EXERCISE DIRECTIONS:
Skip the pictures. Repeat everything else in the records word for word.

MATERIAL FOR THIS TASK:
|---|

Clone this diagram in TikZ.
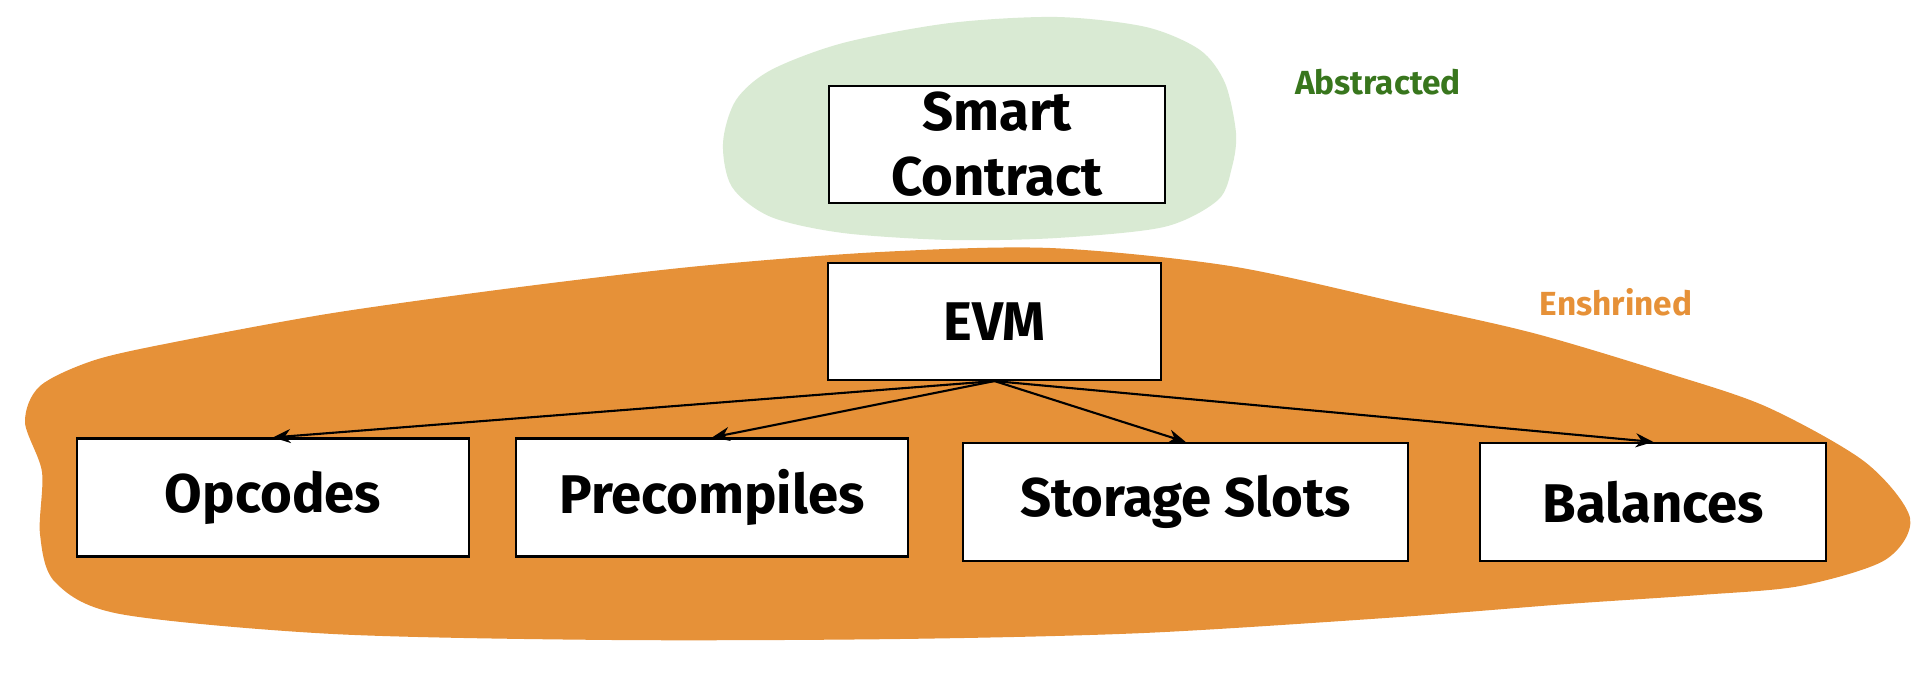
\documentclass[tikz,border=0pt]{standalone}
\usepackage{fontspec}
\setmainfont{Fira Sans}
\usepackage{xcolor}
\usepackage{tikz}
\usetikzlibrary{arrows.meta, positioning}
\definecolor{enshrined}{HTML}{E69138}
\definecolor{abstractbg}{HTML}{D9EAD3}
\definecolor{abstracttxt}{HTML}{38761D}

\begin{document}
\begin{tikzpicture}[
  box/.style={draw, line width=0.6pt, fill=white, minimum height=1.18cm,
              font=\fontsize{15.5}{18.5}\selectfont\bfseries, align=center, inner sep=0pt},
  arr/.style={-{Stealth[length=5pt, width=4pt]}, line width=0.6pt},
  tag/.style={font=\fontsize{9.5}{11}\selectfont\bfseries},
  node distance=0.45cm,
]
  \useasboundingbox (0,0) rectangle (19.2,6.84);

  \fill[enshrined] plot[smooth cycle] coordinates {
    (8.80,4.32) (10.50,4.36) (12.30,4.18) (14.00,3.81) (15.33,3.51)
    (16.67,3.11) (17.67,2.77) (18.65,2.22) (19.10,1.66) (18.85,1.24)
    (18.00,0.98) (17.00,0.89) (15.67,0.80) (14.00,0.67) (11.44,0.51)
    (9.00,0.45) (6.12,0.44) (3.33,0.50) (1.20,0.70) (0.55,1.02)
    (0.40,1.50) (0.42,2.12) (0.25,2.62) (0.40,2.98) (0.95,3.24)
    (1.80,3.43) (3.33,3.71) (5.20,3.97) (7.00,4.18)};
  \fill[abstractbg] plot[smooth cycle] coordinates {
    (7.23,5.41) (7.36,5.84) (7.71,6.14) (8.43,6.41) (9.50,6.61)
    (10.57,6.67) (11.46,6.57) (12.00,6.34) (12.25,6.01) (12.36,5.51)
    (12.32,5.17) (12.18,4.84) (11.64,4.57) (10.57,4.46) (9.50,4.44)
    (8.43,4.51) (7.71,4.67) (7.32,4.97)};

  \node[box, minimum width=3.36cm, minimum height=1.17cm] (sc) at (9.97,5.395) {Smart\\Contract};
  \node[box, minimum width=3.33cm, minimum height=1.17cm] (evm) at (9.945,3.625) {EVM};
  \node[box, minimum width=3.92cm] (op) at (2.73,1.865) {Opcodes};
  \node[box, minimum width=3.92cm, right=of op] (pre) {Precompiles};
  \node[box, minimum width=4.45cm, right=0.53cm of pre, yshift=-0.045cm] (stor) {Storage Slots};
  \node[box, minimum width=3.46cm, right=0.70cm of stor] (bal) {Balances};
  \node[tag, text=abstracttxt] (abs) at (13.78,6.02) {Abstracted};
  \node[tag, text=enshrined] (ens) at (16.16,3.82) {Enshrined};

  \foreach \child in {op, pre, stor, bal}
    \draw[arr] (evm.south) -- (\child.north);
\end{tikzpicture}
\end{document}
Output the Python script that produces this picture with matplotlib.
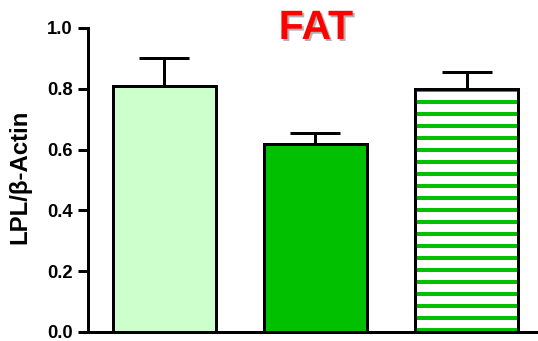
import matplotlib
matplotlib.use("Agg")
import matplotlib.pyplot as plt
import matplotlib.patheffects as pe

# LPL expression in fat tissue, mean + SEM per group
groups = ["Group 1", "Group 2", "Group 3"]
means = [0.81, 0.62, 0.80]
sems = [0.09, 0.035, 0.055]
yticks = [0.0, 0.2, 0.4, 0.6, 0.8, 1.0]

GREEN = "#00C000"

# 72 dpi so that 1 pt == 1 px and one '-' hatch gives a 12 px stripe period
DPI = 72
plt.rcParams["font.family"] = ["Liberation Sans", "DejaVu Sans"]
plt.rcParams["font.weight"] = "bold"
plt.rcParams["hatch.linewidth"] = 4

fig = plt.figure(figsize=(538 / DPI, 341 / DPI), dpi=DPI)
ax = fig.add_axes([88 / 538, 1 - 332 / 341, 1 - 88 / 538, (332 - 28) / 341])

x = range(len(groups))
width = 0.68

# upper-only error bars
ax.errorbar(x, means, yerr=[[0] * 3, sems], fmt="none", ecolor="black",
            elinewidth=3, capsize=25, capthick=3, zorder=1)

# solid bars
ax.bar([0], [means[0]], width, color="#CCFFCC", edgecolor="black", linewidth=3, zorder=2)
ax.bar([1], [means[1]], width, color=GREEN, edgecolor="black", linewidth=3, zorder=2)
# striped bar: hatch in green, then a black outline on top
ax.bar([2], [means[2]], width, color="white", edgecolor=GREEN, hatch="-", linewidth=0, zorder=2)
ax.bar([2], [means[2]], width, fill=False, edgecolor="black", linewidth=3, zorder=3)

ax.set_xlim(-0.503, 2.47)
ax.set_ylim(0, 1.0)
ax.set_yticks(yticks)
ax.set_yticklabels([f"{t:.1f}" for t in yticks], fontsize=18.5, fontweight="bold")
ax.set_xticks([])

for side in ["top", "right"]:
    ax.spines[side].set_visible(False)
for side in ["left", "bottom"]:
    ax.spines[side].set_linewidth(3)
ax.tick_params(axis="y", length=10, width=3, pad=5)

fig.text(20 / 538, 1 - 177 / 341, "LPL/β-Actin", rotation=90, ha="center", va="center",
         fontsize=24, fontweight="bold")

fig.text(316 / 538, 1 - 39 / 341, "FAT", ha="center", va="baseline", color="red",
         fontsize=41, fontweight="bold",
         path_effects=[pe.SimplePatchShadow(offset=(2, -2), shadow_rgbFace="gray", alpha=0.6),
                       pe.Normal()])

fig.savefig("out.png", dpi=DPI)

|---|

TASK RESULT:
Clone this diagram in TikZ.
\documentclass[tikz,border=0pt]{standalone}
\usepackage{fontspec}
\setmainfont{Fira Sans}
\usepackage{xcolor}
\usepackage{tikz}
\usetikzlibrary{arrows.meta, positioning}
\definecolor{enshrined}{HTML}{E69138}
\definecolor{abstractbg}{HTML}{D9EAD3}
\definecolor{abstracttxt}{HTML}{38761D}

\begin{document}
\begin{tikzpicture}[
  box/.style={draw, line width=0.6pt, fill=white, minimum height=1.18cm,
              font=\fontsize{15.5}{18.5}\selectfont\bfseries, align=center, inner sep=0pt},
  arr/.style={-{Stealth[length=5pt, width=4pt]}, line width=0.6pt},
  tag/.style={font=\fontsize{9.5}{11}\selectfont\bfseries},
  node distance=0.45cm,
]
  \useasboundingbox (0,0) rectangle (19.2,6.84);

  \fill[enshrined] plot[smooth cycle] coordinates {
    (8.80,4.32) (10.50,4.36) (12.30,4.18) (14.00,3.81) (15.33,3.51)
    (16.67,3.11) (17.67,2.77) (18.65,2.22) (19.10,1.66) (18.85,1.24)
    (18.00,0.98) (17.00,0.89) (15.67,0.80) (14.00,0.67) (11.44,0.51)
    (9.00,0.45) (6.12,0.44) (3.33,0.50) (1.20,0.70) (0.55,1.02)
    (0.40,1.50) (0.42,2.12) (0.25,2.62) (0.40,2.98) (0.95,3.24)
    (1.80,3.43) (3.33,3.71) (5.20,3.97) (7.00,4.18)};
  \fill[abstractbg] plot[smooth cycle] coordinates {
    (7.23,5.41) (7.36,5.84) (7.71,6.14) (8.43,6.41) (9.50,6.61)
    (10.57,6.67) (11.46,6.57) (12.00,6.34) (12.25,6.01) (12.36,5.51)
    (12.32,5.17) (12.18,4.84) (11.64,4.57) (10.57,4.46) (9.50,4.44)
    (8.43,4.51) (7.71,4.67) (7.32,4.97)};

  \node[box, minimum width=3.36cm, minimum height=1.17cm] (sc) at (9.97,5.395) {Smart\\Contract};
  \node[box, minimum width=3.33cm, minimum height=1.17cm] (evm) at (9.945,3.625) {EVM};
  \node[box, minimum width=3.92cm] (op) at (2.73,1.865) {Opcodes};
  \node[box, minimum width=3.92cm, right=of op] (pre) {Precompiles};
  \node[box, minimum width=4.45cm, right=0.53cm of pre, yshift=-0.045cm] (stor) {Storage Slots};
  \node[box, minimum width=3.46cm, right=0.70cm of stor] (bal) {Balances};
  \node[tag, text=abstracttxt] (abs) at (13.78,6.02) {Abstracted};
  \node[tag, text=enshrined] (ens) at (16.16,3.82) {Enshrined};

  \foreach \child in {op, pre, stor, bal}
    \draw[arr] (evm.south) -- (\child.north);
\end{tikzpicture}
\end{document}
Output the Python script that produces this picture with matplotlib.
import matplotlib
matplotlib.use("Agg")
import matplotlib.pyplot as plt
import matplotlib.patheffects as pe

# LPL expression in fat tissue, mean + SEM per group
groups = ["Group 1", "Group 2", "Group 3"]
means = [0.81, 0.62, 0.80]
sems = [0.09, 0.035, 0.055]
yticks = [0.0, 0.2, 0.4, 0.6, 0.8, 1.0]

GREEN = "#00C000"

# 72 dpi so that 1 pt == 1 px and one '-' hatch gives a 12 px stripe period
DPI = 72
plt.rcParams["font.family"] = ["Liberation Sans", "DejaVu Sans"]
plt.rcParams["font.weight"] = "bold"
plt.rcParams["hatch.linewidth"] = 4

fig = plt.figure(figsize=(538 / DPI, 341 / DPI), dpi=DPI)
ax = fig.add_axes([88 / 538, 1 - 332 / 341, 1 - 88 / 538, (332 - 28) / 341])

x = range(len(groups))
width = 0.68

# upper-only error bars
ax.errorbar(x, means, yerr=[[0] * 3, sems], fmt="none", ecolor="black",
            elinewidth=3, capsize=25, capthick=3, zorder=1)

# solid bars
ax.bar([0], [means[0]], width, color="#CCFFCC", edgecolor="black", linewidth=3, zorder=2)
ax.bar([1], [means[1]], width, color=GREEN, edgecolor="black", linewidth=3, zorder=2)
# striped bar: hatch in green, then a black outline on top
ax.bar([2], [means[2]], width, color="white", edgecolor=GREEN, hatch="-", linewidth=0, zorder=2)
ax.bar([2], [means[2]], width, fill=False, edgecolor="black", linewidth=3, zorder=3)

ax.set_xlim(-0.503, 2.47)
ax.set_ylim(0, 1.0)
ax.set_yticks(yticks)
ax.set_yticklabels([f"{t:.1f}" for t in yticks], fontsize=18.5, fontweight="bold")
ax.set_xticks([])

for side in ["top", "right"]:
    ax.spines[side].set_visible(False)
for side in ["left", "bottom"]:
    ax.spines[side].set_linewidth(3)
ax.tick_params(axis="y", length=10, width=3, pad=5)

fig.text(20 / 538, 1 - 177 / 341, "LPL/β-Actin", rotation=90, ha="center", va="center",
         fontsize=24, fontweight="bold")

fig.text(316 / 538, 1 - 39 / 341, "FAT", ha="center", va="baseline", color="red",
         fontsize=41, fontweight="bold",
         path_effects=[pe.SimplePatchShadow(offset=(2, -2), shadow_rgbFace="gray", alpha=0.6),
                       pe.Normal()])

fig.savefig("out.png", dpi=DPI)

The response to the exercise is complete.